Actor Lucas Black starred in 1996’s “Sling Blade” as a lad, but he didn’t inspire tabloid headlines like other child stars.
That’s no accident.
Black says he was raised in a “good Christian home,” and his parents guided him through the tumultuous life of young stardom.
“When I was a child, I was still disciplined. I was told, ‘no’ on some of the things I wanted. I was raised right,” says Black, who went on to star in “The Fast and the Furious: Tokyo Drift” as well as two “NCIS” shows.
Now, Black is making movies that could help other fathers make similar choices.
The Alabama native stars in “Legacy Peak,” the tale of a would-be stepfather trying to bond with his girlfriend’s kids. It won’t be easy. Teens can be challenging, for starters. The trio also find themselves alone in the woods after a plane crash.

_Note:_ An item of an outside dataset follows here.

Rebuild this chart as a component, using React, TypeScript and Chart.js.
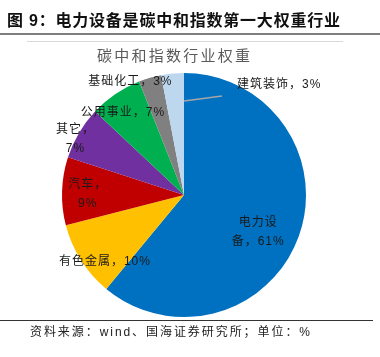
import React, { useEffect, useRef } from "react";
import { Chart, registerables } from "chart.js";

Chart.register(...registerables);

const categories = ["电力设备", "有色金属", "汽车", "其它", "公用事业", "基础化工", "建筑装饰"];
const weights = [61, 10, 9, 7, 7, 3, 3];
const colors = ["#0070C0", "#FFC000", "#C00000", "#7030A0", "#00B050", "#808080", "#BDD7EE"];
const figureTitle = "图 9：电力设备是碳中和指数第一大权重行业";
const chartTitle = "碳中和指数行业权重";
const sourceNote = "资料来源：wind、国海证券研究所；单位：%";
// label line break position (chars in first line), null = single line
const labelBreaks = [3, null, 3, 3, null, null, null];
// label placement: angle offset (deg) from slice middle, fraction of radius; last one uses a leader line
const labelAngleOffset = [6.8, -7.9, -1.2, -3.4, -2.4, -9.1, 0];
const labelRadius = [0.68, 0.85, 0.79, 1.0, 0.84, 1.03, 0];

const CJK = '"Noto Sans CJK SC", sans-serif';
const LAT = '"Liberation Sans", "Noto Sans CJK SC", sans-serif';

function drawFit(ctx: CanvasRenderingContext2D, text: string, x: number, y: number, width: number) {
  (ctx as any).letterSpacing = "0px";
  const w = ctx.measureText(text).width;
  const n = Array.from(text).length;
  const sp = n > 1 ? (width - w) / (n - 1) : 0;
  (ctx as any).letterSpacing = sp + "px";
  ctx.textAlign = "left";
  ctx.fillText(text, x, y);
  (ctx as any).letterSpacing = "0px";
}

const decorPlugin = {
  id: "decor",
  afterDraw(chart: any) {
    const ctx: CanvasRenderingContext2D = chart.ctx;
    ctx.save();
    // figure title
    ctx.fillStyle = "#111111";
    ctx.font = `bold 16px ${LAT}`;
    ctx.textBaseline = "middle";
    drawFit(ctx, figureTitle, 7, 22, 333);
    ctx.strokeStyle = "#7f7f7f";
    ctx.lineWidth = 2;
    ctx.beginPath();
    ctx.moveTo(0, 34);
    ctx.lineTo(380, 34);
    ctx.stroke();
    ctx.strokeStyle = "#d9d9d9";
    ctx.lineWidth = 1;
    ctx.beginPath();
    ctx.moveTo(27, 41.5);
    ctx.lineTo(343, 41.5);
    ctx.stroke();
    // chart title
    ctx.fillStyle = "#595959";
    ctx.font = `15px ${CJK}`;
    drawFit(ctx, chartTitle, 97, 55, 153);
    // bottom source
    ctx.strokeStyle = "#333333";
    ctx.lineWidth = 1;
    ctx.beginPath();
    ctx.moveTo(0, 320.5);
    ctx.lineTo(373, 320.5);
    ctx.stroke();
    ctx.fillStyle = "#222222";
    ctx.font = `12px ${LAT}`;
    drawFit(ctx, sourceNote, 30, 333, 280);

    // data labels
    const meta = chart.getDatasetMeta(0);
    ctx.font = `12px ${LAT}`;
    ctx.fillStyle = "#1a1a1a";
    (ctx as any).letterSpacing = "1px";
    meta.data.forEach((arc: any, i: number) => {
      const p = arc.getProps(["x", "y", "startAngle", "endAngle", "outerRadius"], true);
      const text = `${categories[i]}，${weights[i]}%`;
      const br = labelBreaks[i];
      const lines = br == null ? [text] : [text.slice(0, br), text.slice(br)];
      if (labelRadius[i] > 0) {
        const mid = (p.startAngle + p.endAngle) / 2 + (labelAngleOffset[i] * Math.PI) / 180;
        const r = p.outerRadius * labelRadius[i];
        const cx = p.x + Math.cos(mid) * r;
        const cy = p.y + Math.sin(mid) * r;
        ctx.textAlign = "center";
        const lh = 19;
        lines.forEach((ln, k) => {
          ctx.fillText(ln, cx, cy + (k - (lines.length - 1) / 2) * lh);
        });
      } else {
        const a0 = p.endAngle;
        const r0 = p.outerRadius * 0.77;
        const a1 = p.endAngle + (21 * Math.PI) / 180;
        const r1 = p.outerRadius * 0.87;
        const x0 = p.x + Math.cos(a0) * r0;
        const y0 = p.y + Math.sin(a0) * r0;
        const x1 = p.x + Math.cos(a1) * r1;
        const y1 = p.y + Math.sin(a1) * r1;
        ctx.strokeStyle = "#a6a6a6";
        ctx.lineWidth = 1.5;
        ctx.beginPath();
        ctx.moveTo(x0, y0);
        ctx.lineTo(x1, y1);
        ctx.stroke();
        ctx.textAlign = "left";
        ctx.fillText(text, x1 + 15, y1 - 11);
      }
    });
    ctx.restore();
  },
};

export default function App() {
  const ref = useRef<HTMLCanvasElement | null>(null);
  useEffect(() => {
    if (!ref.current) return;
    const chart = new Chart(ref.current, {
      type: "pie",
      data: {
        labels: categories,
        datasets: [
          {
            data: weights,
            backgroundColor: colors,
            borderWidth: 0,
          },
        ],
      },
      options: {
        animation: false,
        responsive: false,
        devicePixelRatio: 1,
        layout: { padding: { top: 73, bottom: 40, left: 62, right: 74 } },
        plugins: {
          legend: { display: false },
          tooltip: { enabled: false },
          title: { display: false },
        },
      },
      plugins: [decorPlugin],
    });
    return () => chart.destroy();
  }, []);
  return (
    <div style={{ position: "fixed", left: 0, top: 0, width: 380, height: 357, background: "#fff" }}>
      <canvas ref={ref} width={380} height={357} style={{ width: 380, height: 357, display: "block" }} />
    </div>
  );
}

Black’s father figure must do all he can to protect them.
Black is glad to star in a film that honors fatherhood.
“Legacy Peak,” he says, “is something [men] can sit and watch with their family and feel like, ‘ahhh, it finally puts us in a good light and appeals to our manly qualities.”
The film “shows the importance of an earthly father,” he says, adding it’s a welcome change to the status quo.

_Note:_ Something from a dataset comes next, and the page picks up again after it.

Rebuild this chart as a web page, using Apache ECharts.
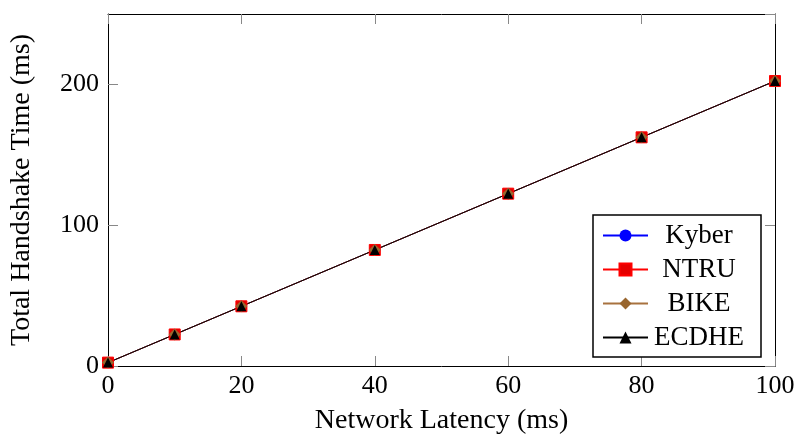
<!DOCTYPE html>
<html>
<head>
<meta charset="utf-8">
<script src="https://cdn.jsdelivr.net/npm/echarts@6/dist/echarts.min.js"></script>
<style>
html,body{margin:0;padding:0;background:#fff;}
#chart{width:795px;height:437px;}
</style>
</head>
<body>
<div id="chart"></div>
<script>
const latency = [0, 10, 20, 40, 60, 80, 100];
const kyber = [2.4, 22.4, 42.4, 82.4, 122.4, 162.4, 202.4];
const ntru  = [2.4, 22.4, 42.4, 82.4, 122.4, 162.4, 202.4];
const bike  = [2.4, 22.4, 42.4, 82.4, 122.4, 162.4, 202.4];
const ecdhe = [2.4, 22.4, 42.4, 82.4, 122.4, 162.4, 202.4];
const seriesNames = ['Kyber', 'NTRU', 'BIKE', 'ECDHE'];
const xTitle = 'Network Latency (ms)';
const yTitle = 'Total Handshake Time (ms)';

const FONT = 'Liberation Serif';
const pair = arr => latency.map((x, i) => [x, arr[i]]);

const chart = echarts.init(document.getElementById('chart'), null, {renderer: 'canvas'});

const tickStyle = {show: true, inside: true, length: 10, lineStyle: {color: '#888', width: 1}};
const lineAxis = {show: true, onZero: false, lineStyle: {color: '#000', width: 1}};

chart.setOption({
  animation: false,
  backgroundColor: '#fff',
  grid: {left: 108, right: 20, top: 14, bottom: 71, containLabel: false, outerBoundsMode: 'none'},
  xAxis: [
    {
      type: 'value', min: 0, max: 100, interval: 20, position: 'bottom',
      axisLine: lineAxis, axisTick: tickStyle, splitLine: {show: false},
      axisLabel: {fontFamily: FONT, fontSize: 26, color: '#000', margin: 7},
      name: xTitle, nameLocation: 'middle', nameGap: 41,
      nameTextStyle: {fontFamily: FONT, fontSize: 28, color: '#000'}
    },
    {
      type: 'value', min: 0, max: 100, interval: 20, position: 'top',
      axisLine: lineAxis, axisTick: tickStyle, splitLine: {show: false},
      axisLabel: {show: false}
    }
  ],
  yAxis: [
    {
      type: 'value', min: 0, max: 250, interval: 100, position: 'left',
      axisLine: lineAxis, axisTick: tickStyle, splitLine: {show: false},
      axisLabel: {fontFamily: FONT, fontSize: 26, color: '#000', margin: 9, showMaxLabel: false},
      name: yTitle, nameLocation: 'middle', nameGap: 72,
      nameTextStyle: {fontFamily: FONT, fontSize: 28, color: '#000'}
    },
    {
      type: 'value', min: 0, max: 250, interval: 100, position: 'right',
      axisLine: lineAxis, axisTick: tickStyle, splitLine: {show: false},
      axisLabel: {show: false}
    }
  ],
  legend: {
    orient: 'vertical',
    left: 593, top: 215,
    padding: [7, 16, 6, 9],
    backgroundColor: '#fff',
    borderColor: '#000', borderWidth: 1.5,
    itemWidth: 45, itemHeight: 15, itemGap: 7,
    data: seriesNames,
    formatter: '{a|{name}}',
    textStyle: {
      fontFamily: FONT, fontSize: 27, color: '#000',
      rich: {a: {fontFamily: FONT, fontSize: 27, width: 92, align: 'center', lineHeight: 27}}
    }
  },
  series: [
    {name: seriesNames[0], type: 'line', data: pair(kyber), symbol: 'circle', symbolSize: 11,
     itemStyle: {color: '#0000ff'}, lineStyle: {color: '#0000ff', width: 1}},
    {name: seriesNames[1], type: 'line', data: pair(ntru), symbol: 'rect', symbolSize: 11,
     itemStyle: {color: '#e60000', borderColor: '#ff0000', borderWidth: 1}, lineStyle: {color: '#ff0000', width: 1}},
    {name: seriesNames[2], type: 'line', data: pair(bike), symbol: 'diamond', symbolSize: 12,
     itemStyle: {color: '#99662e'}, lineStyle: {color: '#a8723f', width: 1}},
    {name: seriesNames[3], type: 'line', data: pair(ecdhe), symbol: 'triangle', symbolSize: 10,
     itemStyle: {color: '#000'}, lineStyle: {color: '#000', width: 1}}
  ]
});
</script>
</body>
</html>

“It’s counter cultural to the messages you hear today, especially in entertainment,” he says.
Black is just warming up to the topic. It’s clearly been on his mind for some time.

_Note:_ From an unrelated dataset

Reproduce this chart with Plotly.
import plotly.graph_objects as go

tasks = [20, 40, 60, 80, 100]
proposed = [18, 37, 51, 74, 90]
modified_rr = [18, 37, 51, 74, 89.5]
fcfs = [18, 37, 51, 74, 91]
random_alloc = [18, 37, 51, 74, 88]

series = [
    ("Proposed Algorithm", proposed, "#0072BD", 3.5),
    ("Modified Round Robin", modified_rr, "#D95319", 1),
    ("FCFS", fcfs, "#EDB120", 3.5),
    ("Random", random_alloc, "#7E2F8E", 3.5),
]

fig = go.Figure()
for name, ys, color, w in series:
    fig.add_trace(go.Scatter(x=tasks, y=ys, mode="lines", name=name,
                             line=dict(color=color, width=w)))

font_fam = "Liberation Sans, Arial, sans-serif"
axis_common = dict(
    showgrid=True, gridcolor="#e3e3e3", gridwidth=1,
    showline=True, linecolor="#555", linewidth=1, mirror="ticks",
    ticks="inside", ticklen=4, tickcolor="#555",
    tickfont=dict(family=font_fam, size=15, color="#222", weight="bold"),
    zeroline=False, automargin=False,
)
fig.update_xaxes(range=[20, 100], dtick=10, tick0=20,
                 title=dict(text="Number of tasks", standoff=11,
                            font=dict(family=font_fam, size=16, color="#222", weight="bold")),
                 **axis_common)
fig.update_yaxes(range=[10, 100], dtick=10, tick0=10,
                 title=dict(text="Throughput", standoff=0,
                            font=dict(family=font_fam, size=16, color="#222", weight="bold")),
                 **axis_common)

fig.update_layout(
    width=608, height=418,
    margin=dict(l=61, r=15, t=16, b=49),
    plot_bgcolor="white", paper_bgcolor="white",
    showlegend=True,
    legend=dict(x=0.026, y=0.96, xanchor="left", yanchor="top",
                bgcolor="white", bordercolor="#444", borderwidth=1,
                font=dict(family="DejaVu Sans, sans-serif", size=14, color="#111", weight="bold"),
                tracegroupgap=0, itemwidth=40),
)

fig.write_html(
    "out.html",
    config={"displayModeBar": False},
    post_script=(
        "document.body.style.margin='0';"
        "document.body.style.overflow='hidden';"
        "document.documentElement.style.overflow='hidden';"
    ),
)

“I’ve come to realize there’s been an attack, an attack on the nuclear family … an attack on men in our culture,” says Black, who landed his first film role at 11. “And it filters down from entertainment.”
Black’s character struggles with his own family ties, which makes the film’s themes even more vital, as he sees it.
And, if Hollywood won’t create movies with these themes, others will. Pure Flix produced “Legacy Peak,” part of the Christian platform’s original film lineup.
“We need to have a strategy and plan to combat that negative message about fathers and about men,” he says. If that means going around traditional Hollywood gatekeepers, so be it.
Black had a strong family to nurture him during his early Hollywood days. Now, he has another circle to shape his journey. The actor says he leans on the men in his church group to hold him accountable for his professional choices.
“I didn’t have that early in my career. It was a struggle. Now, it’s a huge blessing,” he says.
Black’s “Sling Blade” became iconic over time, but it’s not the only project that rocked the culture. His turn as Sean Boswell in “Tokyo Drift” gave depth to that franchise, one prepping to wrap with a double dose of sequels.
The actor, who rejoined the series for installments seven and nine, isn’t shocked by its enduring success.
“The story really puts an emphasis on family… that speaks to us,” he says. Characters like Dom (Vin Diesel), Letty (Michelle Rodriguez) and Roman (Tyrese Gibson) aren’t related by blood, but they treat each other as if they all came from the same clan.
“We wanna be loved by people, feel like we’re wanted and needed by someone else,” Black says.
Black wouldn’t mind another “Furious” assignment before the franchise wraps, but as of now that’s not in the cards.
“I haven’t had any phone calls … I’m good whichever way they decide. If they want me I’ll read the script,” he says.